-- START OF Provided material --

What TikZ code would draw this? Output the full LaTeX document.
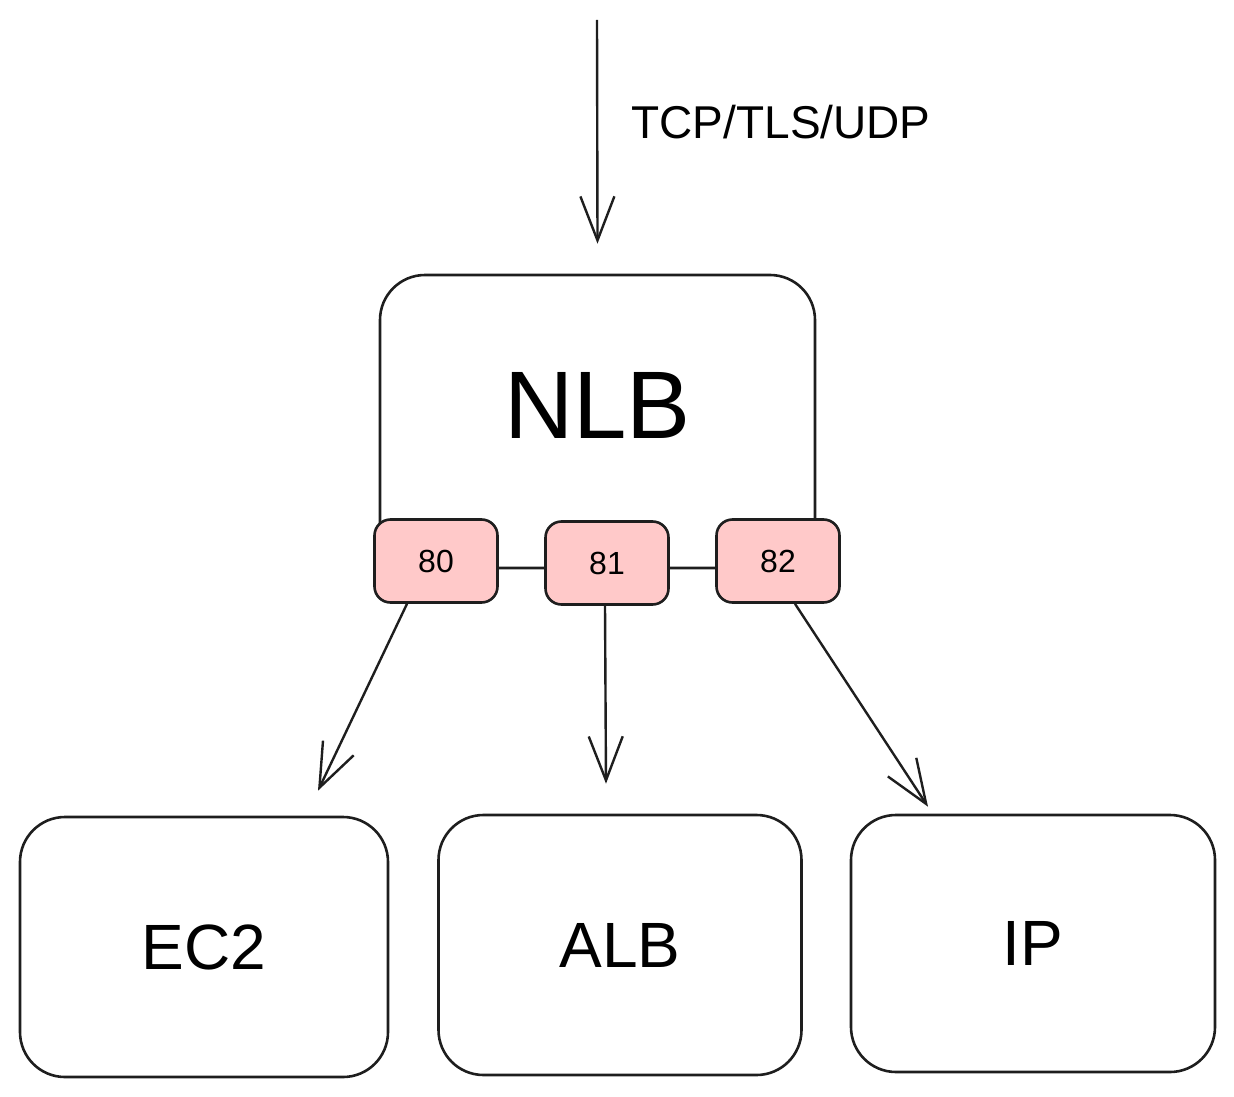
\documentclass[tikz,border=0pt]{standalone}
\usepackage{fontspec}
\setmainfont{Liberation Sans}
\usetikzlibrary{arrows.meta}
\definecolor{ink}{HTML}{1E1E1E}
\definecolor{portpink}{HTML}{FFC9C9}
\begin{document}
\begin{tikzpicture}[x=1pt,y=-1pt,
		box/.style={draw=ink,line width=2.6pt,rounded corners=45pt,inner sep=0pt},
		port/.style={draw=ink,fill=portpink,line width=2.6pt,rounded corners=16pt,
			minimum width=123pt,minimum height=83pt,inner sep=0pt,font=\fontsize{32}{34}\selectfont},
		flow/.style={draw=ink,line width=2.4pt,-{Straight Barb[length=44pt,width=34pt,line width=2.4pt]}}]
		\useasboundingbox (0,0) rectangle (1234,1097);
		\node[box,minimum width=435pt,minimum height=293pt,text depth=32pt,
			font=\fontsize{96}{100}\selectfont] (nlb) at (597.5,421.5) {NLB};
		\node[port] (p80) at (436,561) {80};
		\node[port] (p81) at (607,563) {81};
		\node[port] (p82) at (778,561) {82};
		\node[box,minimum width=368pt,minimum height=260pt,font=\fontsize{64}{68}\selectfont] (ec2) at (204,947) {EC2};
		\node[box,minimum width=363pt,minimum height=260pt,font=\fontsize{64}{68}\selectfont] (alb) at (620,945) {ALB};
		\node[box,minimum width=364pt,minimum height=257pt,font=\fontsize{64}{68}\selectfont] (ip) at (1033,943.5) {IP};
		\coordinate (src) at (597,20);
		\node[anchor=west,font=\fontsize{46}{48}\selectfont] (proto) at (628,122) {TCP/TLS/UDP};
		\draw[flow] (src) -- ([yshift=30pt]nlb.north);
		\draw[flow] ([xshift=-29pt]p80.south) -- ([xshift=114pt,yshift=25pt]ec2.north);
		\draw[flow] ([xshift=-2pt]p81.south) -- ([xshift=-14pt,yshift=30pt]alb.north);
		\draw[flow] ([xshift=17pt]p82.south) -- ([xshift=-105pt,yshift=7pt]ip.north);
\end{tikzpicture}
\end{document}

-- END OF Provided material --

## Given exercise
Copy the material exactly. Do not include the pictures.

## Full answer
What TikZ code would draw this? Output the full LaTeX document.
\documentclass[tikz,border=0pt]{standalone}
\usepackage{fontspec}
\setmainfont{Liberation Sans}
\usetikzlibrary{arrows.meta}
\definecolor{ink}{HTML}{1E1E1E}
\definecolor{portpink}{HTML}{FFC9C9}
\begin{document}
\begin{tikzpicture}[x=1pt,y=-1pt,
		box/.style={draw=ink,line width=2.6pt,rounded corners=45pt,inner sep=0pt},
		port/.style={draw=ink,fill=portpink,line width=2.6pt,rounded corners=16pt,
			minimum width=123pt,minimum height=83pt,inner sep=0pt,font=\fontsize{32}{34}\selectfont},
		flow/.style={draw=ink,line width=2.4pt,-{Straight Barb[length=44pt,width=34pt,line width=2.4pt]}}]
		\useasboundingbox (0,0) rectangle (1234,1097);
		\node[box,minimum width=435pt,minimum height=293pt,text depth=32pt,
			font=\fontsize{96}{100}\selectfont] (nlb) at (597.5,421.5) {NLB};
		\node[port] (p80) at (436,561) {80};
		\node[port] (p81) at (607,563) {81};
		\node[port] (p82) at (778,561) {82};
		\node[box,minimum width=368pt,minimum height=260pt,font=\fontsize{64}{68}\selectfont] (ec2) at (204,947) {EC2};
		\node[box,minimum width=363pt,minimum height=260pt,font=\fontsize{64}{68}\selectfont] (alb) at (620,945) {ALB};
		\node[box,minimum width=364pt,minimum height=257pt,font=\fontsize{64}{68}\selectfont] (ip) at (1033,943.5) {IP};
		\coordinate (src) at (597,20);
		\node[anchor=west,font=\fontsize{46}{48}\selectfont] (proto) at (628,122) {TCP/TLS/UDP};
		\draw[flow] (src) -- ([yshift=30pt]nlb.north);
		\draw[flow] ([xshift=-29pt]p80.south) -- ([xshift=114pt,yshift=25pt]ec2.north);
		\draw[flow] ([xshift=-2pt]p81.south) -- ([xshift=-14pt,yshift=30pt]alb.north);
		\draw[flow] ([xshift=17pt]p82.south) -- ([xshift=-105pt,yshift=7pt]ip.north);
\end{tikzpicture}
\end{document}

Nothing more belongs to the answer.